**What needs to be done**
Take the lines from the beginning of the data below through the line holding "(-29.65pt,-13pt) rectangle (265.85pt,410.5pt);" and return exactly those.

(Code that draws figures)
◆ ◆ ◆ ◆ ◆

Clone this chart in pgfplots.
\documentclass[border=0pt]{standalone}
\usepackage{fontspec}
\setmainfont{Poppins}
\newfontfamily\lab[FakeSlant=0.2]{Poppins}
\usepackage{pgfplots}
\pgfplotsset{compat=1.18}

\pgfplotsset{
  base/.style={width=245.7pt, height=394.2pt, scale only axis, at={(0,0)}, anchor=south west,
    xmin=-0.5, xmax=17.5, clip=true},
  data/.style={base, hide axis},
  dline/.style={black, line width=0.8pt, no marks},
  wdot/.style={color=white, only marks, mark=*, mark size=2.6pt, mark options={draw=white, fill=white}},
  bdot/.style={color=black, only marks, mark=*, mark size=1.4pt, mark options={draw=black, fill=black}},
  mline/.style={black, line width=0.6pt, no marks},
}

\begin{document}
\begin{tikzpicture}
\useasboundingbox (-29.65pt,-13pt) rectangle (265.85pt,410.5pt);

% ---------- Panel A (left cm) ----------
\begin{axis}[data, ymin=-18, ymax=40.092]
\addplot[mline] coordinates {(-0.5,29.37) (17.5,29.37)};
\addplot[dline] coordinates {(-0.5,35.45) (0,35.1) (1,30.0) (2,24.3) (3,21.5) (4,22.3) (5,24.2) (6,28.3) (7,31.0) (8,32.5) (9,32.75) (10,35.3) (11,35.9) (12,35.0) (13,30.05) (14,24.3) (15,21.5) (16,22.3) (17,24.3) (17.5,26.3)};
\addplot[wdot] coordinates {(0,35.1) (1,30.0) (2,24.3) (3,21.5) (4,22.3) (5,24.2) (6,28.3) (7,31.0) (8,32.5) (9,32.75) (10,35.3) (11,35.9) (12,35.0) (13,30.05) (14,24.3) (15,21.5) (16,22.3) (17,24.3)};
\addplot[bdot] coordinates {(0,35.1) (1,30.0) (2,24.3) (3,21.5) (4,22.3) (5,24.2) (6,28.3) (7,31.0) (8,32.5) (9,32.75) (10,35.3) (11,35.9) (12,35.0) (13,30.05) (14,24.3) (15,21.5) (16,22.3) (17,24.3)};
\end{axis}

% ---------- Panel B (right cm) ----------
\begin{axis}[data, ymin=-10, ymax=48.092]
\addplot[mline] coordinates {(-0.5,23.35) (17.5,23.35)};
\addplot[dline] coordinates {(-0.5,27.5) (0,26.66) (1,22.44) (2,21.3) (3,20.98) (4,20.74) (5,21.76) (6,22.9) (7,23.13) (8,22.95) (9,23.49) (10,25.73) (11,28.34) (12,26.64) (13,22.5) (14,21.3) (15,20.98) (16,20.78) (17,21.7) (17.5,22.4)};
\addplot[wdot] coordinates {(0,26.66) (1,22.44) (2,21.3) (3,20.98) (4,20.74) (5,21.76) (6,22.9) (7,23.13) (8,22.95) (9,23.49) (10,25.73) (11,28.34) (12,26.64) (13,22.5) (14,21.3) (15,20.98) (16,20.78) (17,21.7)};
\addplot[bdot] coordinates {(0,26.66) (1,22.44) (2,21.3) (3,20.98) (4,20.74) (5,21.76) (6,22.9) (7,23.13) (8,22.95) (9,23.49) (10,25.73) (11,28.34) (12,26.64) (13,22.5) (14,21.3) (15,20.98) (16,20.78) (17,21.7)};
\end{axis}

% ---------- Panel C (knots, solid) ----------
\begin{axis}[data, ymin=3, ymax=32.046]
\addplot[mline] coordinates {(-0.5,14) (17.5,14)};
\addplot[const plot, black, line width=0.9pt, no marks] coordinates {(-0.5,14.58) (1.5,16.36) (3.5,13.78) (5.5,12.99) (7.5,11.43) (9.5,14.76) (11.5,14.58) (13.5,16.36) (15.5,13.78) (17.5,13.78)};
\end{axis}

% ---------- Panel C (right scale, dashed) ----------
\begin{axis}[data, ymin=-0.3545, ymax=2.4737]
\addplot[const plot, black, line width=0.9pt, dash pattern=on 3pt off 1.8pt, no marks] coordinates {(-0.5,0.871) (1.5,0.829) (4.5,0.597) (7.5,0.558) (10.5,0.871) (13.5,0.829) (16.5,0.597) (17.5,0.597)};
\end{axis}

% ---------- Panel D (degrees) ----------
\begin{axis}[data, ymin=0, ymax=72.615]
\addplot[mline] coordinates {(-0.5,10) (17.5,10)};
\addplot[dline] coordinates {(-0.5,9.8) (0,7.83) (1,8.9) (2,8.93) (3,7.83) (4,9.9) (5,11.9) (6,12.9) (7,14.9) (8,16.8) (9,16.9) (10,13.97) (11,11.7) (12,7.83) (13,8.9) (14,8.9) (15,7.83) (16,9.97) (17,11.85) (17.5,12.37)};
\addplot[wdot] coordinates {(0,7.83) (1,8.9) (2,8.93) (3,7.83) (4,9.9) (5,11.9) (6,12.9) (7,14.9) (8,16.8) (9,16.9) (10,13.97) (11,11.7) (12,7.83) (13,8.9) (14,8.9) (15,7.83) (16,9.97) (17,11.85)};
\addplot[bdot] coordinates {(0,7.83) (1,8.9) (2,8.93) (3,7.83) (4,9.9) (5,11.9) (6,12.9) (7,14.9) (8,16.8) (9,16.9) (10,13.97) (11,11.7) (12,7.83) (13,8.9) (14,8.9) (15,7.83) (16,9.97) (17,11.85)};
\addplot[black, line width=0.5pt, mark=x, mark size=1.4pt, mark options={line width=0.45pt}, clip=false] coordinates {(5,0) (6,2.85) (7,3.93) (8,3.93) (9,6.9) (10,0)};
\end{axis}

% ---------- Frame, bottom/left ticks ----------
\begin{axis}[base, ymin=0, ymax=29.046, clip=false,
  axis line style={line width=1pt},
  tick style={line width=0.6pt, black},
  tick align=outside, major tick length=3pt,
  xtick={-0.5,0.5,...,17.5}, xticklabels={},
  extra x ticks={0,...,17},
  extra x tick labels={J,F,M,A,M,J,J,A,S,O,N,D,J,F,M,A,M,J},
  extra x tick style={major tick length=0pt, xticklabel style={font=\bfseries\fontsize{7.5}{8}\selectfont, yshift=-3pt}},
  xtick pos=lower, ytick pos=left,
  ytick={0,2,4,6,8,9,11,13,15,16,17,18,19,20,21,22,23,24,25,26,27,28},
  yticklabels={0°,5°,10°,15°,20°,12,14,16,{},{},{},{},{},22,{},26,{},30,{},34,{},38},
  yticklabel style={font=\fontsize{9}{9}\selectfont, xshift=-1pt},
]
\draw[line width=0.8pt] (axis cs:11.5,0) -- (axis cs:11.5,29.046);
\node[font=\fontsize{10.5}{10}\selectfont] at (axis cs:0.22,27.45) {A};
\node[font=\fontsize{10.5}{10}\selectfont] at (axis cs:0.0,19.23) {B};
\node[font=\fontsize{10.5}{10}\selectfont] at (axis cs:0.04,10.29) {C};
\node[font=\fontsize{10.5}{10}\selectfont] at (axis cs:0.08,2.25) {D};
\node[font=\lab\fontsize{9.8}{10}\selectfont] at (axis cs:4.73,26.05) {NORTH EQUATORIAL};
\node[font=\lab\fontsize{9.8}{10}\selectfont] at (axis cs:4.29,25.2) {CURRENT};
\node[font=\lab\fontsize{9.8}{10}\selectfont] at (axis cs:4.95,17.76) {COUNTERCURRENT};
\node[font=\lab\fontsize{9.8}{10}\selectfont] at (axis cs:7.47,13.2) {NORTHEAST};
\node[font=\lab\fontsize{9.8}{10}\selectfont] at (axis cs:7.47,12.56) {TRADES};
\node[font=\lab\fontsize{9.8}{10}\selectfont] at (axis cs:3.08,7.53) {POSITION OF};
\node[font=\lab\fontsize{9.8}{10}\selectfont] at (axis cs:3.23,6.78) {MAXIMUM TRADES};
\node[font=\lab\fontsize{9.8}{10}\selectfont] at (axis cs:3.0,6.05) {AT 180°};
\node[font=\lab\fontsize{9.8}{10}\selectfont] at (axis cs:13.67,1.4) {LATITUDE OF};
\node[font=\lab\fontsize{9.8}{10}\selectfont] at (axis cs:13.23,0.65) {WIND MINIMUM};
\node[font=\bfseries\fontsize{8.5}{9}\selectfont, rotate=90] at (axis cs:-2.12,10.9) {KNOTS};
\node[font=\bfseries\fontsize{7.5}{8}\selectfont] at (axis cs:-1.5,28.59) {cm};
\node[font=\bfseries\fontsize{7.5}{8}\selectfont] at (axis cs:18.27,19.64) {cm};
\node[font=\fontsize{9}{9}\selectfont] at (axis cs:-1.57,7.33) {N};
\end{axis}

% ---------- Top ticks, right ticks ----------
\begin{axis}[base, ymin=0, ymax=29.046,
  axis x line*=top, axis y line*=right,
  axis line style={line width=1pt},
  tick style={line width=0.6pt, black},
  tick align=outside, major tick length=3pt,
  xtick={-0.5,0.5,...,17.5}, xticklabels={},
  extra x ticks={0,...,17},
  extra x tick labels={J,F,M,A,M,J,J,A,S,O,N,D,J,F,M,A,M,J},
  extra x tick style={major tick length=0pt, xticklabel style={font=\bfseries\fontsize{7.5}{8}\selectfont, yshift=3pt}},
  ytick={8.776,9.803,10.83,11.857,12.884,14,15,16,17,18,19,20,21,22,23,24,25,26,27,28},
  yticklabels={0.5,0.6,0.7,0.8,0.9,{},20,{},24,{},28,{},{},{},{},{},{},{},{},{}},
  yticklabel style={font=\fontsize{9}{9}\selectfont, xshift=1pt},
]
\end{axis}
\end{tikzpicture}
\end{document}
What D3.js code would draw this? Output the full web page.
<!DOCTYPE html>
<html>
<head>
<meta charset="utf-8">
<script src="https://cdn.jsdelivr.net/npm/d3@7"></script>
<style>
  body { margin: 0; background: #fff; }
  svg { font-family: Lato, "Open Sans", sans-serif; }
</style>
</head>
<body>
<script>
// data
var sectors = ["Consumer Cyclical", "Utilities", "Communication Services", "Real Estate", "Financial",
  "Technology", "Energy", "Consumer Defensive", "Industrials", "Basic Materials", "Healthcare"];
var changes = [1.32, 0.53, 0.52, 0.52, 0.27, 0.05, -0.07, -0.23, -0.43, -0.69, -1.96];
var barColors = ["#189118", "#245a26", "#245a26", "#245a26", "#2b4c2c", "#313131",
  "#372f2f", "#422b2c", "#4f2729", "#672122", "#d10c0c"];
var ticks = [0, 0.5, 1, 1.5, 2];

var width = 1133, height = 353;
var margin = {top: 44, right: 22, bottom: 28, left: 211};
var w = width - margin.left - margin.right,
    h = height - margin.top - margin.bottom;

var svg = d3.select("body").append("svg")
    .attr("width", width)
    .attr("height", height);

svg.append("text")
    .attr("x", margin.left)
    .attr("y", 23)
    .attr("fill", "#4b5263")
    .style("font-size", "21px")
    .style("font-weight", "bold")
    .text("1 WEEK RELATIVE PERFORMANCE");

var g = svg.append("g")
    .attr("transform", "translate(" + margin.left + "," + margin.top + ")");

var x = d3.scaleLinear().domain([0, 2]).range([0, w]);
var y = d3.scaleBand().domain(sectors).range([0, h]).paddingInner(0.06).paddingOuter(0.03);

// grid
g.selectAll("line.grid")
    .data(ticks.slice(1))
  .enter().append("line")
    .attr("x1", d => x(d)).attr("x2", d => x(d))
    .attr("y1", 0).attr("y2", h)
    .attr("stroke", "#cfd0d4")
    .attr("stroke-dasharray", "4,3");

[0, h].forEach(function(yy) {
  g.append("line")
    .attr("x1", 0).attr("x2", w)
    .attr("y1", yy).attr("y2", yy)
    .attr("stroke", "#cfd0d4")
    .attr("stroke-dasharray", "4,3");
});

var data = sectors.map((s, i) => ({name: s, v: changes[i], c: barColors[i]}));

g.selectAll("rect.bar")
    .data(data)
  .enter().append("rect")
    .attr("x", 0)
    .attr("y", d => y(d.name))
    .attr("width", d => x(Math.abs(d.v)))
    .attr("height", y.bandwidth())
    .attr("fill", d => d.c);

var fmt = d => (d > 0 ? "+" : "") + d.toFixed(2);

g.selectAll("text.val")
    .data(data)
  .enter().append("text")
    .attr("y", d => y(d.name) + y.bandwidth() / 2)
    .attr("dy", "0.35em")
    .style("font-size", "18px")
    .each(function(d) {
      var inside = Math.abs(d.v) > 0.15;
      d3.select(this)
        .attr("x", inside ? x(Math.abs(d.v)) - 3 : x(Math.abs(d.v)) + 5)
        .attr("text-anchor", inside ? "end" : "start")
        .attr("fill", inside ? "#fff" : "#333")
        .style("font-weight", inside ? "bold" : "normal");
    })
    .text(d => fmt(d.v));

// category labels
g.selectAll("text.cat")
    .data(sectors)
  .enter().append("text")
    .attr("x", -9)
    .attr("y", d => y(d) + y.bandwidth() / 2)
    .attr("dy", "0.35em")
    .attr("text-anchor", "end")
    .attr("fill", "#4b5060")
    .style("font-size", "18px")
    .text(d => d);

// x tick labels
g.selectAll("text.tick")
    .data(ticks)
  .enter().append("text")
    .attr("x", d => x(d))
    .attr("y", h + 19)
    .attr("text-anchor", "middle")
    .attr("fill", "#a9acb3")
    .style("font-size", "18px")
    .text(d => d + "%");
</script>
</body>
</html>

◆ ◆ ◆ ◆ ◆

**Written answer**
Clone this chart in pgfplots.
\documentclass[border=0pt]{standalone}
\usepackage{fontspec}
\setmainfont{Poppins}
\newfontfamily\lab[FakeSlant=0.2]{Poppins}
\usepackage{pgfplots}
\pgfplotsset{compat=1.18}

\pgfplotsset{
  base/.style={width=245.7pt, height=394.2pt, scale only axis, at={(0,0)}, anchor=south west,
    xmin=-0.5, xmax=17.5, clip=true},
  data/.style={base, hide axis},
  dline/.style={black, line width=0.8pt, no marks},
  wdot/.style={color=white, only marks, mark=*, mark size=2.6pt, mark options={draw=white, fill=white}},
  bdot/.style={color=black, only marks, mark=*, mark size=1.4pt, mark options={draw=black, fill=black}},
  mline/.style={black, line width=0.6pt, no marks},
}

\begin{document}
\begin{tikzpicture}
\useasboundingbox (-29.65pt,-13pt) rectangle (265.85pt,410.5pt);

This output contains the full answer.